▶ _PROBLEM_:
From the first line of the data down to and including the line with "from matplotlib.ticker import MultipleLocator", copy everything exactly, leaving out pictures.

-- Start RECORDED INFORMATION --

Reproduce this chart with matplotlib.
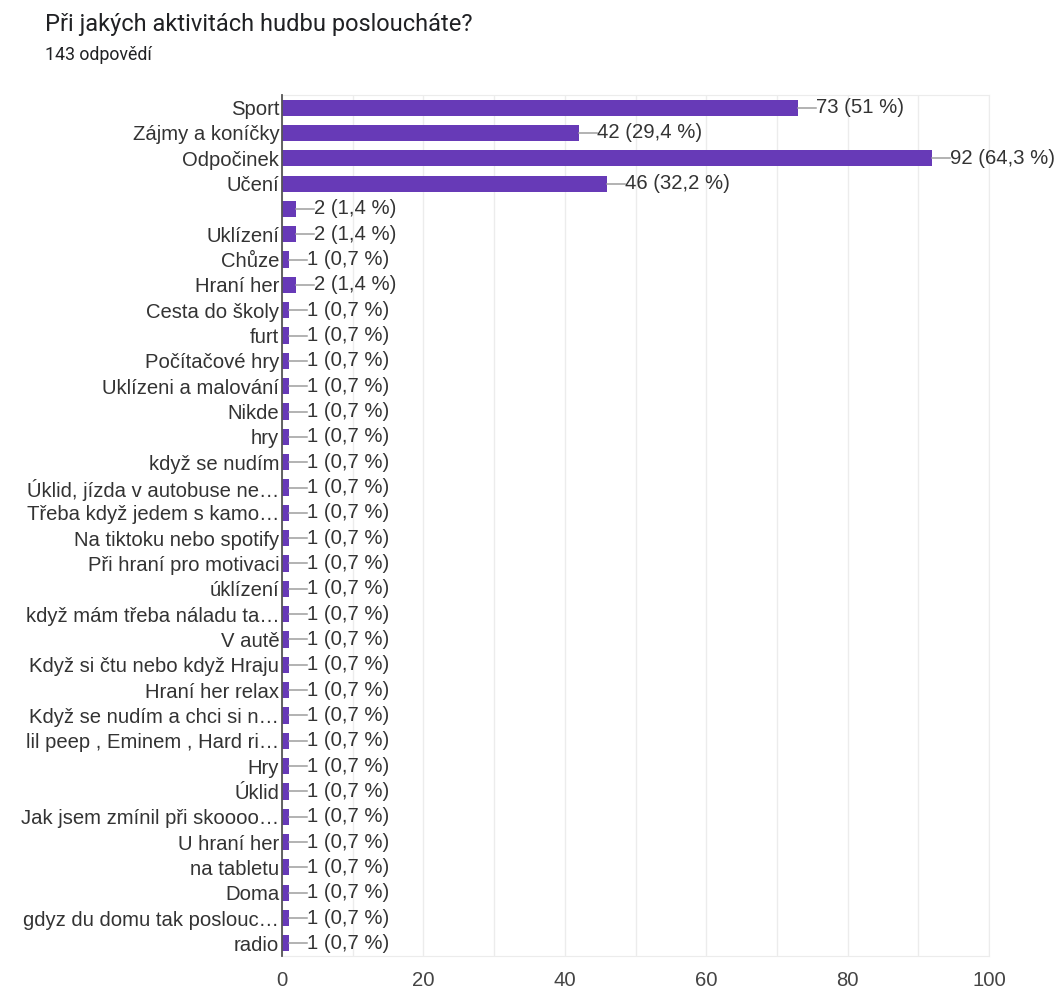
import matplotlib.pyplot as plt
from matplotlib.ticker import MultipleLocator

# odpovědi na otázku
labels = [
    "Sport", "Zájmy a koníčky", "Odpočinek", "Učení", "", "Uklízení", "Chůze",
    "Hraní her", "Cesta do školy", "furt", "Počítačové hry", "Uklízeni a malování",
    "Nikde", "hry", "když se nudím", "Úklid, jízda v autobuse ne…",
    "Třeba když jedem s kamo…", "Na tiktoku nebo spotify", "Při hraní pro motivaci",
    "úklízení", "když mám třeba náladu ta…", "V autě", "Když si čtu nebo když Hraju",
    "Hraní her relax", "Když se nudím a chci si n…", "lil peep , Eminem , Hard ri…",
    "Hry", "Úklid", "Jak jsem zmínil při skoooo…", "U hraní her", "na tabletu",
    "Doma", "gdyz du domu tak poslouc…", "radio",
]
counts = [73, 42, 92, 46, 2, 2, 1, 2] + [1] * 26
total = 143

BAR = "#673ab7"
TXT = "#333333"
LAB = ["Liberation Sans", "DejaVu Sans"]
FS = 14.6

plt.rcParams["font.family"] = ["Roboto", "DejaVu Sans"]

fig = plt.figure(figsize=(10.59, 9.89), dpi=100)
ax = fig.add_axes([282 / 1059, 1 - 956 / 989, 707 / 1059, 861 / 989])

y = list(range(len(labels)))
ax.barh(y, counts, height=0.64, color=BAR, zorder=3)

# popisky hodnot s krátkou spojnicí
lead = 2.5
for yi, c in zip(y, counts):
    pct = round(c / total * 100, 1)
    pct_s = f"{pct:g}".replace(".", ",")
    ax.plot([c, c + lead], [yi, yi], color="#9e9e9e", lw=1.1, zorder=4)
    ax.text(c + lead, yi, f"{c} ({pct_s} %)", va="center", ha="left",
            fontsize=FS, color=TXT, family=LAB, zorder=5)

ax.set_xlim(0, 100)
ax.set_ylim(len(labels) - 0.5, -0.5)
ax.set_yticks(y)
ax.set_yticklabels(labels, fontsize=FS, color=TXT, family=LAB)
ax.xaxis.set_major_locator(MultipleLocator(20))
ax.xaxis.set_minor_locator(MultipleLocator(10))
ax.tick_params(axis="x", which="both", length=0, pad=11)
for t in ax.get_xticklabels():
    t.set_family(LAB)
    t.set_fontsize(FS)
    t.set_color("#444444")
ax.tick_params(axis="y", length=0, pad=2)
ax.grid(axis="x", which="both", color="#ececec", lw=1, zorder=0)

for side in ("top", "right", "bottom"):
    ax.spines[side].set_color("#ececec")
ax.spines["left"].set_color("#555555")
ax.spines["left"].set_linewidth(1.3)
ax.spines["left"].set_zorder(6)

fig.text(45 / 1059, 1 - 24 / 989, "Při jakých aktivitách hudbu posloucháte?",
         fontsize=17, color="#202124", va="center", ha="left")
fig.text(45 / 1059, 1 - 55 / 989, "143 odpovědí",
         fontsize=12.8, color="#202124", va="center", ha="left")

fig.savefig("out.png", dpi=100)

-- End RECORDED INFORMATION --

▶ _REPLY_:
Reproduce this chart with matplotlib.
import matplotlib.pyplot as plt
from matplotlib.ticker import MultipleLocator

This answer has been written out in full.